DealBook: Former Nasdaq Executive Is Sentenced

A former executive at the Nasdaq OMX Group was sentenced to three and a half years in prison on Friday after admitting to earning about $750,000 by trading on secret corporate information.

Donald L. Johnson, a onetime managing director at Nasdaq, pleaded guilty to one count of securities fraud. He said that from 2006 until his retirement in 2009 he traded illegally in the stocks of companies that provided him with advance word about their earnings or personnel changes.

“If I had to come up with a word for what I did, it is stupidity,” Mr. Johnson, 57, told a federal judge in Alexandria, Virginia, on Friday, according to Bloomberg News. “There aren’t any answers to explain my activity.”

As a senior executive on the stock exchange’s so-called market intelligence desk, Mr. Johnson worked with companies who wanted to understand how impending news might affect their share prices. In working with Mr. Johnson, the companies would routinely disclose confidential information to him.

Mr. Johnson took the data and, using his work computer, traded in an online brokerage account in his wife’s name.
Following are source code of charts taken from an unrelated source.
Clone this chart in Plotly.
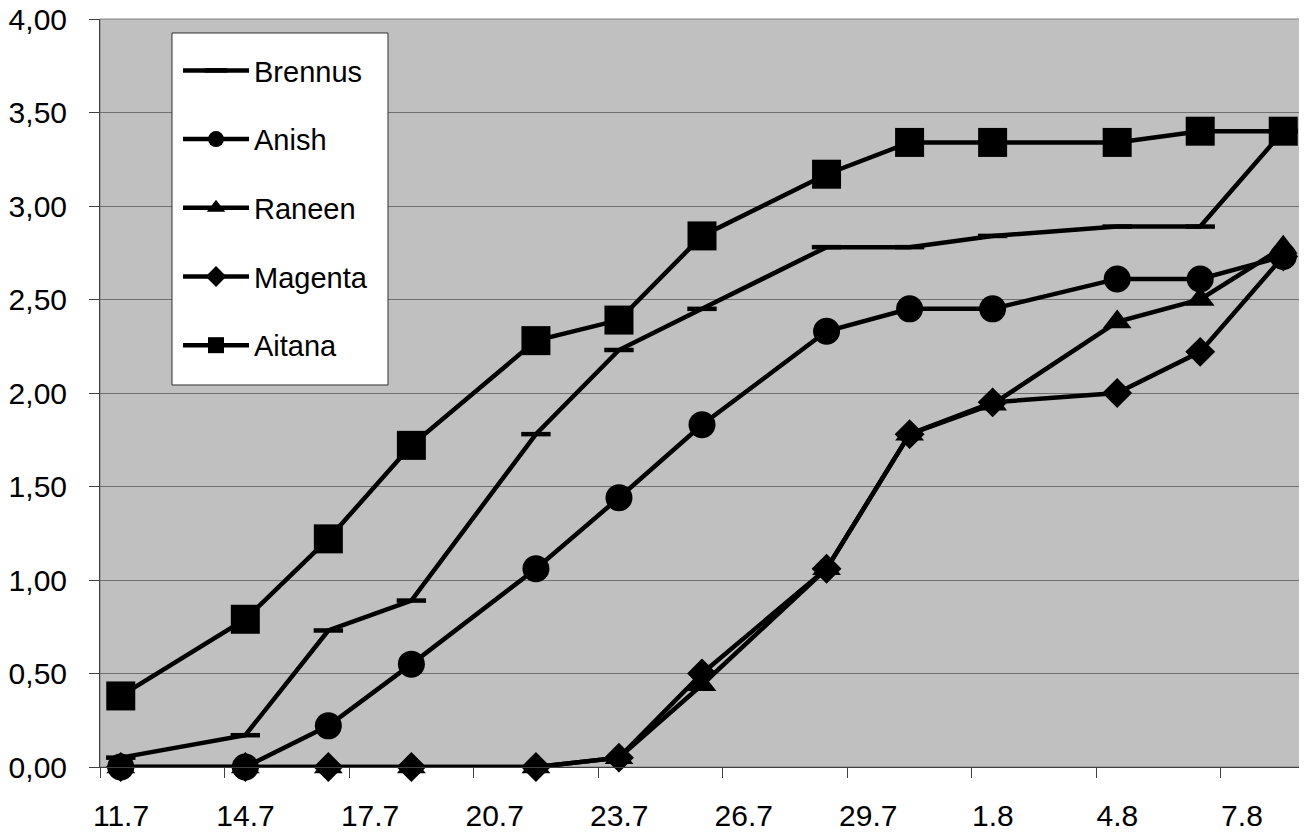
import pandas as pd
import plotly.graph_objects as go

# ---- data ----
dates = ["11.7", "14.7", "16.7", "18.7", "21.7", "23.7", "25.7",
         "28.7", "30.7", "1.8", "4.8", "6.8", "8.8"]
brennus = [0.05, 0.17, 0.73, 0.89, 1.78, 2.23, 2.45, 2.78, 2.78, 2.84, 2.89, 2.89, 3.40]
anish   = [0.00, 0.00, 0.22, 0.55, 1.06, 1.44, 1.83, 2.33, 2.45, 2.45, 2.61, 2.61, 2.73]
raneen  = [0.00, 0.00, 0.00, 0.00, 0.00, 0.05, 0.44, 1.06, 1.78, 1.94, 2.38, 2.50, 2.78]
magenta = [0.00, 0.00, 0.00, 0.00, 0.00, 0.05, 0.50, 1.06, 1.78, 1.95, 2.00, 2.22, 2.73]
aitana  = [0.38, 0.79, 1.22, 1.72, 2.28, 2.39, 2.84, 3.17, 3.34, 3.34, 3.34, 3.40, 3.40]
tick_labels = ["11.7", "14.7", "17.7", "20.7", "23.7", "26.7", "29.7", "1.8", "4.8", "7.8"]
year = 2009

def to_dt(lbl):
    return pd.to_datetime(f"{lbl}.{year}", format="%d.%m.%Y")

x = [to_dt(d) for d in dates]
half = pd.Timedelta(hours=12)
tick_pos = [to_dt(t) - half for t in tick_labels]
x_range = [x[0] - half, x[-1] + half]

series = [
    ("Brennus", brennus, dict(symbol="line-ew", size=21, line=dict(width=4.5, color="black"))),
    ("Anish", anish, dict(symbol="circle", size=27, color="black")),
    ("Raneen", raneen, dict(symbol="triangle-up", size=25, color="black")),
    ("Magenta", magenta, dict(symbol="diamond", size=23, color="black")),
    ("Aitana", aitana, dict(symbol="square", size=29, color="black")),
]

fig = go.Figure()
for i, (name, vals, mk) in enumerate(series):
    fig.add_trace(go.Scatter(
        x=x, y=vals, name=name, mode="lines+markers",
        line=dict(color="black", width=4.5),
        marker=mk, cliponaxis=False, legendgroup=f"g{i}",
    ))

font = "Liberation Sans, Arial, sans-serif"
fig.update_layout(
    width=1299, height=824,
    margin=dict(l=92, r=3, t=11, b=65),
    paper_bgcolor="white", plot_bgcolor="#C0C0C0",
    separators=", ",
    font=dict(family=font, color="black", size=30),
    showlegend=True,
    legend=dict(
        x=0.0648, y=0.9652, xanchor="left", yanchor="top",
        bgcolor="rgba(0,0,0,0)", borderwidth=0,
        font=dict(size=29, family=font), tracegroupgap=28,
        traceorder="grouped", itemwidth=66,
    ),
    xaxis=dict(
        type="date", range=x_range, tickmode="array", tickvals=tick_pos,
        ticktext=tick_labels, ticks="outside", ticklen=10, tickcolor="#404040",
        showgrid=False, showline=True, linecolor="#404040", linewidth=1,
        ticklabelshift=21, ticklabelstandoff=12, zeroline=False,
        tickfont=dict(size=30), ticklabeloverflow="allow", automargin=False,
    ),
    yaxis=dict(
        range=[0, 4], dtick=0.5, tickformat=".2f", ticks="outside", ticklen=10,
        tickcolor="#404040", showgrid=True, gridcolor="#707070", gridwidth=1,
        showline=True, linecolor="#404040", linewidth=1, zeroline=False,
        ticklabelstandoff=16, tickfont=dict(size=30), ticklabeloverflow="allow",
        automargin=False,
    ),
    shapes=[
        dict(type="rect", xref="paper", yref="paper", x0=0, y0=0, x1=1, y1=1,
             line=dict(color="#808080", width=1), layer="below"),
        dict(type="rect", xref="paper", yref="paper", x0=0.0598, y0=0.5107,
             x1=0.2392, y1=0.9813, fillcolor="white",
             line=dict(color="#303030", width=1), layer="above"),
    ],
)

fig.write_html("out.html")
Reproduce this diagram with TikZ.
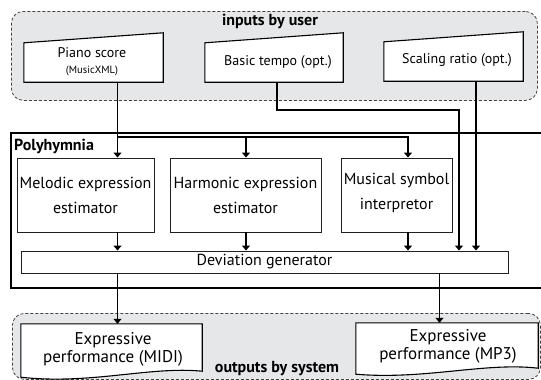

At the time of his guilty plea in May, Lanny A. Breuer, assistant attorney general of the Justice Department’s criminal division, called Mr. Johnson “a fox in a henhouse” and described his crime as “a particularly shocking abuse of trust.”

Mr. Johnson’s prison term fell in the middle of the 37-to-46-month range suggested by nonbinding federal sentencing guidelines. The proposed range is tied in large part to the amount of illegal profits earned from the crime.

His sentence came during a week when federal prosecutors asked a judge to sentence Raj Rajaratnam, a former hedge fund manager and the most prominent figure in the government’s sweeping insider trading investigation, to a recommended term of 19 and a half to 24 and a half years in prison. The government said that Mr. Rajaratnam gained $64 million in insider trading profits.